At times yesterday, the courtroom debate about the law that created a new civil service system for the Defense Department sounded like the judges and lawyers were playing Battleship, the game where opponents use a grid to target and sink ships.
The debate, before a three-judge federal appeals panel, focused on seemingly conflicting provisions in the 2003 law that permitted the Pentagon to issue regulations aimed at overhauling workplace rules and installing a pay-for-performance system.
The law's B-4 provision, for example, ensures that Defense civil service employees may join unions and bargain over their working conditions, but the M-1 and M-8 provisions permit the secretary of defense to modify labor rules and override union contracts.
Congress gave the Pentagon a green light to overhaul the personnel rules that apply to Defense civil service employees after the Sept. 11, 2001, terrorist attacks. Pentagon officials said changes were needed to streamline labor relations and make the department more effective in the fight against terrorism. Unions have claimed that the rules were designed by the Bush administration to gut their rights rather than improve national security.
The courts have mostly sided with the unions, faulting those parts of the new National Security Personnel System that would permit the secretary of defense to put issues off limits for contract talks and break contracts normally considered to be binding on both parties.
In February, U.S. District Judge Emmet G. Sullivan blocked the Pentagon from launching the new NSPS workplace rules, finding that they failed to ensure collective-bargaining rights and did not provide for an independent, third-party review of labor-management disputes.
The government asked the appeals panel yesterday to reverse Sullivan and allow the NSPS labor rules to go forward. But the government's task has been made more difficult by a separate case involving the Department of Homeland Security. U.S. District Judge Rosemary M. Collyer faulted a similar plan for Homeland Security, and a subsequent appeal also went against the department. The Homeland Security rules are back on the drawing board.
With that backdrop, Judges David S. Tatel, Stephen F. Williams and Brett M. Kavanaugh, on the bench at the U.S. Court of Appeals for the District of Columbia, yesterday tried to sort out the NSPS law and how the government has interpreted it.
William Kanter, a Justice Department lawyer representing the Pentagon, contended that Congress defined what issues had to be put on the table for bargaining with unions, put limits on those rights and gave power to the defense secretary to throw out contracts. Certain phrases in the NSPS law makes it different from the Homeland Security statute and the rules blocked by the courts, he argued.
Joseph Goldberg, a lawyer with the American Federation of Government Employees, disagreed, saying that no matter how the government reads various provisions, it must take into account that the law provides for collective bargaining, as guaranteed in current law, and does not clearly eliminate the right of unions to bargain over the "impact and implementation" of management decisions.

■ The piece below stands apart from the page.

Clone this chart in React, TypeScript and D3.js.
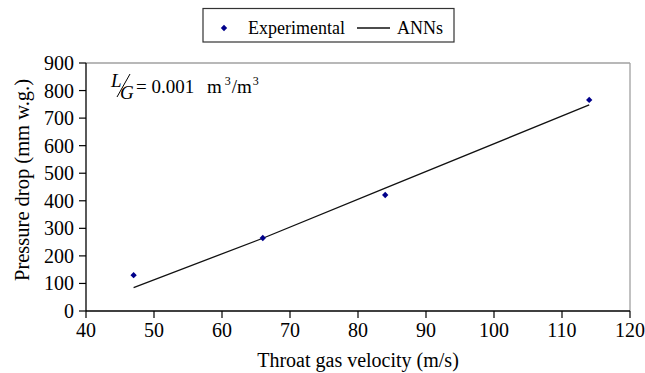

Kavanaugh, perhaps in an effort to cut through apparent conflicting provisions, pointed out that NSPS sections K and M -- which curb union rights -- were not passed by the House and Senate but came from closed-door negotiations among lawmakers.
In making that observation, he raised the notion that the addition of two provisions late in the legislative process could be a sign that Congress intended to cancel out other provisions in the NSPS law stipulating employee rights to bargain collectively.